» **TASK DETAILS**
Return the lines where the word "this" occurs.

Charts and diagrams as code
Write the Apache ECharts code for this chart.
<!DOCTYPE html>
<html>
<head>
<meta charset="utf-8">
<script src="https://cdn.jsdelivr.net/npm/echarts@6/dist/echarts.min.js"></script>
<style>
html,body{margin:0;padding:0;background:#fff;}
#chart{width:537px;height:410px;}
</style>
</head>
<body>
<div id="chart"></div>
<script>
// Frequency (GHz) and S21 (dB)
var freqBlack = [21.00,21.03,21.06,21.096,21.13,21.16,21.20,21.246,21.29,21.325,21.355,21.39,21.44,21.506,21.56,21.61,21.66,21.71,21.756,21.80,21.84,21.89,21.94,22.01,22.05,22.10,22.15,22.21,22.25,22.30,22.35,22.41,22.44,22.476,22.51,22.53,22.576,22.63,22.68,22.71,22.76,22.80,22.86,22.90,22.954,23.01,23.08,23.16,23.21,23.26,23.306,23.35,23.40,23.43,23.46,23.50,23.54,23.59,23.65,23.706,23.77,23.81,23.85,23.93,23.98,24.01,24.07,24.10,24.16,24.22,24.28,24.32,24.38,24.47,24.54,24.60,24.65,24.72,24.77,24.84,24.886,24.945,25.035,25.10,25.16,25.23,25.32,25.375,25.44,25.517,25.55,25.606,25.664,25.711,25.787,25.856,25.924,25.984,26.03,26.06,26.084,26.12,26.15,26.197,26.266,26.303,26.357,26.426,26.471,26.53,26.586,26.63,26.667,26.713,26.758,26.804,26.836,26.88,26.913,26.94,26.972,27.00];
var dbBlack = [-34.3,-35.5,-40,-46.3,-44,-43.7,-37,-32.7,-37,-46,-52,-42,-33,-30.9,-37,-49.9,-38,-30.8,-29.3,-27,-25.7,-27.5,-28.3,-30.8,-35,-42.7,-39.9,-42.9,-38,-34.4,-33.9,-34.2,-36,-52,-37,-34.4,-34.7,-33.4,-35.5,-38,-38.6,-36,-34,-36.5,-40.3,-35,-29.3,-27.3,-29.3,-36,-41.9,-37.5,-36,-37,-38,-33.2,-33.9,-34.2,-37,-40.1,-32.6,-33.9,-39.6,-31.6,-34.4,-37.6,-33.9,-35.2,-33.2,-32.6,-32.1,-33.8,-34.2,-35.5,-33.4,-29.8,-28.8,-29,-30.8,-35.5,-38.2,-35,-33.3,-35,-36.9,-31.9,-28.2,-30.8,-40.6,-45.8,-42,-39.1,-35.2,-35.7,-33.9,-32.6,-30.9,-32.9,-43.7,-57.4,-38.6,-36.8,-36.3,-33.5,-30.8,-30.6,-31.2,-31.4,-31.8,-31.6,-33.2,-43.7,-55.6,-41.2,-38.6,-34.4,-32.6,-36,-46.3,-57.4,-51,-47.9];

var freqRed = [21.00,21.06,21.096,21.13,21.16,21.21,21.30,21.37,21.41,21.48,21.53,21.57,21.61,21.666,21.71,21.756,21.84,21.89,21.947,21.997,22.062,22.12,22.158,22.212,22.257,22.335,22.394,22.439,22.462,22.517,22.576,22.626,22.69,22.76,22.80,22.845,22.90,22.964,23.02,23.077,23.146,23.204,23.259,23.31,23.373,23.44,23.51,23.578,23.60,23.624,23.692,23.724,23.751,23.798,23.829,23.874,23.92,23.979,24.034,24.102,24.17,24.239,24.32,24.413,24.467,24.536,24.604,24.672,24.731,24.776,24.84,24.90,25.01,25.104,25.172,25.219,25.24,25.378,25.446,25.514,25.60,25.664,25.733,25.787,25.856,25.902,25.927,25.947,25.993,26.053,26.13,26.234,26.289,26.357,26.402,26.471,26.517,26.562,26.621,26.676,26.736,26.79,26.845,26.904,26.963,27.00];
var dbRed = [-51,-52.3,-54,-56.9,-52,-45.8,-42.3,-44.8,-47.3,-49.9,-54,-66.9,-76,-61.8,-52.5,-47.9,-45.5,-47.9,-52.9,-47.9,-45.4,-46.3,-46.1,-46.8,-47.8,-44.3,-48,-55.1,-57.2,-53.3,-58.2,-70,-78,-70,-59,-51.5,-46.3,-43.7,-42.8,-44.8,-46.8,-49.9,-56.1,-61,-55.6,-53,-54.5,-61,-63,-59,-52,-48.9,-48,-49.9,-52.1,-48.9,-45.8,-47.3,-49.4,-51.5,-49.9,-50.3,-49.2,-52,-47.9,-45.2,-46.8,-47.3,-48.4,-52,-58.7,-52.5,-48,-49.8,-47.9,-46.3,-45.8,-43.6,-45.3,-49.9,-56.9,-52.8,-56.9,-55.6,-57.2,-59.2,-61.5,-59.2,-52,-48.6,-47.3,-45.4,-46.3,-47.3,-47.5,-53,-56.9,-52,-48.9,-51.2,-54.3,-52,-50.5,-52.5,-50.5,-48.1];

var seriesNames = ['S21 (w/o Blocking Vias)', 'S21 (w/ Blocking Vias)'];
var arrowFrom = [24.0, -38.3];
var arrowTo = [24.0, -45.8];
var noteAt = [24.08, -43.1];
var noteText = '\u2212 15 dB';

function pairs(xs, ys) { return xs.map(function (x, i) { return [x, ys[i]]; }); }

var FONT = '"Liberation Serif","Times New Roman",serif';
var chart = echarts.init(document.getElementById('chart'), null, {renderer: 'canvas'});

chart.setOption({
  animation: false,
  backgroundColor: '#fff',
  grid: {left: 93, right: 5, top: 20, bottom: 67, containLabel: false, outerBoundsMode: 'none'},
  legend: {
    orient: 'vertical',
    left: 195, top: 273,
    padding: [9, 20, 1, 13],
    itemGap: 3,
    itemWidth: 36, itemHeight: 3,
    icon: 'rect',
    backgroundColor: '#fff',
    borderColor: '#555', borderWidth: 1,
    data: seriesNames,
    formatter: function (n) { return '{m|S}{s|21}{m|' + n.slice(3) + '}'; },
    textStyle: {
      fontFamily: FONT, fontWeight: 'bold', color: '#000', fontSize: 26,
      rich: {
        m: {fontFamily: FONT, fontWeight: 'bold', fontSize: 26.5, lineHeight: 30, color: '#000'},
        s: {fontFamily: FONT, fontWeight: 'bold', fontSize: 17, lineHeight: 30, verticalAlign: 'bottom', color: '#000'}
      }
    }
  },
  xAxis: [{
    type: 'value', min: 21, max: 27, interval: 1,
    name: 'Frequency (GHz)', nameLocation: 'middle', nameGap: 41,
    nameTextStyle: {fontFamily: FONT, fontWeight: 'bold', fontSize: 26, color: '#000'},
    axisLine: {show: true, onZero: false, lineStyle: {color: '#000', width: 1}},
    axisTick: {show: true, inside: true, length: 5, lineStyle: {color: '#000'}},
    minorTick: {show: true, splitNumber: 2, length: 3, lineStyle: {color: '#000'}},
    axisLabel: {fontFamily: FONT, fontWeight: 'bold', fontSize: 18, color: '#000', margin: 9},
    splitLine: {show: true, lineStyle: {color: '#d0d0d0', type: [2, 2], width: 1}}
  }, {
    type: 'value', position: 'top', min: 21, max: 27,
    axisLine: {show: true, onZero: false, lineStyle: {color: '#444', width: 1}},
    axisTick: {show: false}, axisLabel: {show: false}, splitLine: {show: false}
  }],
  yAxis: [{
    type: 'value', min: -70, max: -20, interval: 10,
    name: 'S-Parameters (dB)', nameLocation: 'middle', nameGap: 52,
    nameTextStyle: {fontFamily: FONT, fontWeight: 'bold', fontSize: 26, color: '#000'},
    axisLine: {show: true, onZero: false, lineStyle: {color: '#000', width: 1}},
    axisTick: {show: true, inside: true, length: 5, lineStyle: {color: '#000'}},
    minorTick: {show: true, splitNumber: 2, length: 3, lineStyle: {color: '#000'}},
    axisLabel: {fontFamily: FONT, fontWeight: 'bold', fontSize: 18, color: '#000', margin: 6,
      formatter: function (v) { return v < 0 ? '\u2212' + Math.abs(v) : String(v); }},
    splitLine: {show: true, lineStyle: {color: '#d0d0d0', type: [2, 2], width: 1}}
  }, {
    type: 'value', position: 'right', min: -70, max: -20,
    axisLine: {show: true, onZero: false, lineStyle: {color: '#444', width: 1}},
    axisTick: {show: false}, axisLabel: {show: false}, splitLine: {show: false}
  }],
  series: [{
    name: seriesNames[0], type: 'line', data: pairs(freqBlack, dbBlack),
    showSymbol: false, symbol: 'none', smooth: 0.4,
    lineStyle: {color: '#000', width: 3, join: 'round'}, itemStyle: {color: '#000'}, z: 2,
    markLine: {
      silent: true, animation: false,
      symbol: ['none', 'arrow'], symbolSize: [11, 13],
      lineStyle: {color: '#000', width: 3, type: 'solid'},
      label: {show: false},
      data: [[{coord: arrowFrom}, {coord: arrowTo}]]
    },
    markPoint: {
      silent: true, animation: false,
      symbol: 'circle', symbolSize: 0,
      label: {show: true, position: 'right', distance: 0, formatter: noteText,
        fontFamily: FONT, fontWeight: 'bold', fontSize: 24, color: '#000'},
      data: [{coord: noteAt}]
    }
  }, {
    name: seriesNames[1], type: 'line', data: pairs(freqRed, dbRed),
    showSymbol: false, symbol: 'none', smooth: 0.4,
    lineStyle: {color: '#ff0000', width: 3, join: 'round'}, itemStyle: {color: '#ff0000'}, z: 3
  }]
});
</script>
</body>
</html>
--
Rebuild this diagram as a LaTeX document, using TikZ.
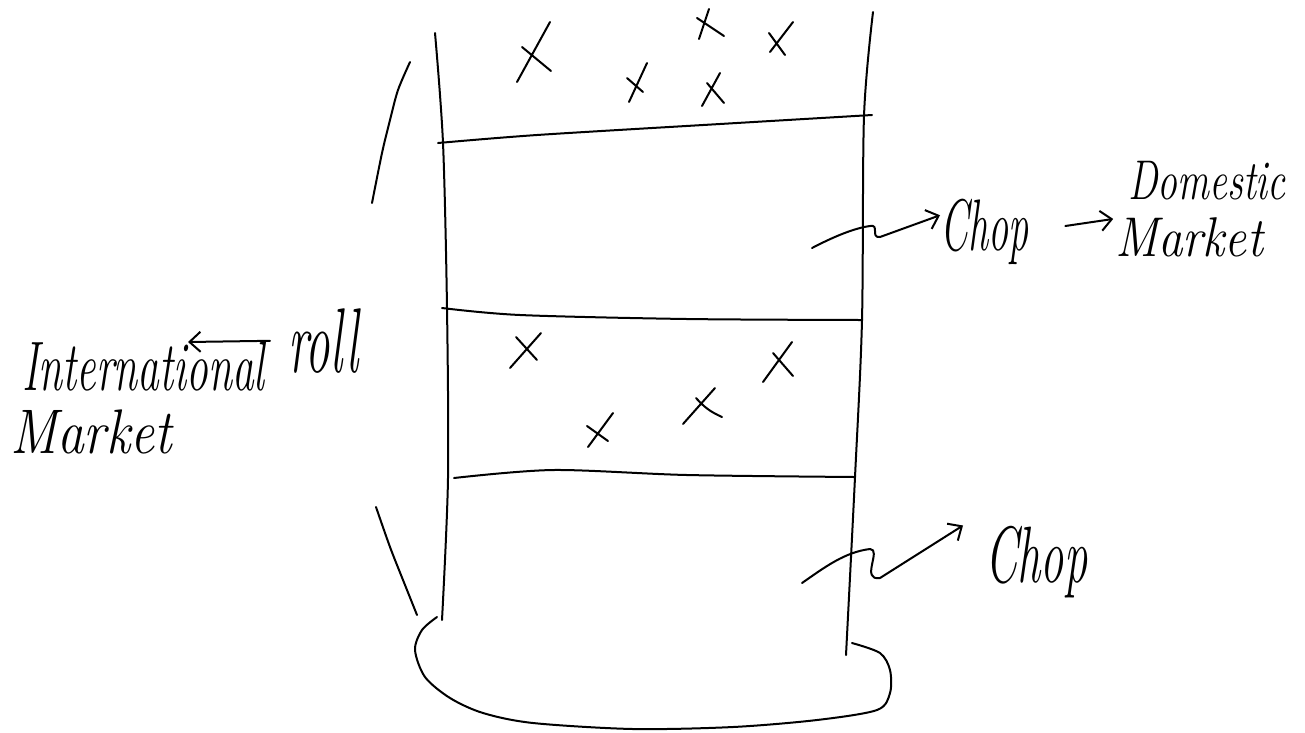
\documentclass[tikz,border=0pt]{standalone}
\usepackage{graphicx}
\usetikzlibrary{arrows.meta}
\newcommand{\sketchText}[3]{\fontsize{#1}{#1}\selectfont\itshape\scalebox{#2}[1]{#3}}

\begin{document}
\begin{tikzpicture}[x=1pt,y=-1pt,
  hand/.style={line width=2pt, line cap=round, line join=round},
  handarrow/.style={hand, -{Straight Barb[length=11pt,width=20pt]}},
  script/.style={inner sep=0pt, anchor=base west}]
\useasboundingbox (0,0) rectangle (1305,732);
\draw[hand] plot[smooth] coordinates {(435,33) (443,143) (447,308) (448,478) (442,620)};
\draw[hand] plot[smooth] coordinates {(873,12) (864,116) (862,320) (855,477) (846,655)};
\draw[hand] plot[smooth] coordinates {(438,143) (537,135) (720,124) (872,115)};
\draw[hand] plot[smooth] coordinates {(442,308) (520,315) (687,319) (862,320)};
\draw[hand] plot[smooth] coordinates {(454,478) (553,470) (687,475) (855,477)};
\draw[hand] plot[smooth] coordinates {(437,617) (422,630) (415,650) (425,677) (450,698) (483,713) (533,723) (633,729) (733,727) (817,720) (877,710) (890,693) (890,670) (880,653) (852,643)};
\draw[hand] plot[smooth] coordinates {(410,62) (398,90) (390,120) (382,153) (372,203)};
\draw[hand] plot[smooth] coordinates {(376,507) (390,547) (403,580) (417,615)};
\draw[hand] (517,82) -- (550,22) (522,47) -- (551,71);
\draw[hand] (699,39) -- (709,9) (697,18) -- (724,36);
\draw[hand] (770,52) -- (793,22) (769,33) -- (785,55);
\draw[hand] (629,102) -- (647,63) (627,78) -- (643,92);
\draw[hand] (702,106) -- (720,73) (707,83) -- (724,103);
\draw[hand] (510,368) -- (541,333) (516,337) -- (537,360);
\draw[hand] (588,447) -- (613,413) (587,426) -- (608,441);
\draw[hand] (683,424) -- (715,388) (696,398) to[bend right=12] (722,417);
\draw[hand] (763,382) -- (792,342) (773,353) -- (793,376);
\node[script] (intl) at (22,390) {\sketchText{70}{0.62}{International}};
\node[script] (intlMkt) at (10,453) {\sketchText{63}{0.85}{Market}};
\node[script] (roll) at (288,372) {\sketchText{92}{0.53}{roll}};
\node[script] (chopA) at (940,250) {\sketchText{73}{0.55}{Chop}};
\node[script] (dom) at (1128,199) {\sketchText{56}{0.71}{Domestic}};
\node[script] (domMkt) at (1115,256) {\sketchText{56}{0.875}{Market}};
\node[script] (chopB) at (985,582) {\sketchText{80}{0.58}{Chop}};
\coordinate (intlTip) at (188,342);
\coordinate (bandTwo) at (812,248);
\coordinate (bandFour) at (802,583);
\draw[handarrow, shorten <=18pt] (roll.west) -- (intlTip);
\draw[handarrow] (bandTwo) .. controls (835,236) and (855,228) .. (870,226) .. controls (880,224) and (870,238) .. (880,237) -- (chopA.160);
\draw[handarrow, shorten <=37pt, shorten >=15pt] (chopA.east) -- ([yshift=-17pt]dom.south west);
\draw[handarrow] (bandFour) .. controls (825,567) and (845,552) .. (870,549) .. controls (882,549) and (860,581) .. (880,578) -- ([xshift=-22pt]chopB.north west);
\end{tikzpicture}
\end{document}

» **EXERCISE SOLUTION**
Write the Apache ECharts code for this chart.
Rebuild this diagram as a LaTeX document, using TikZ.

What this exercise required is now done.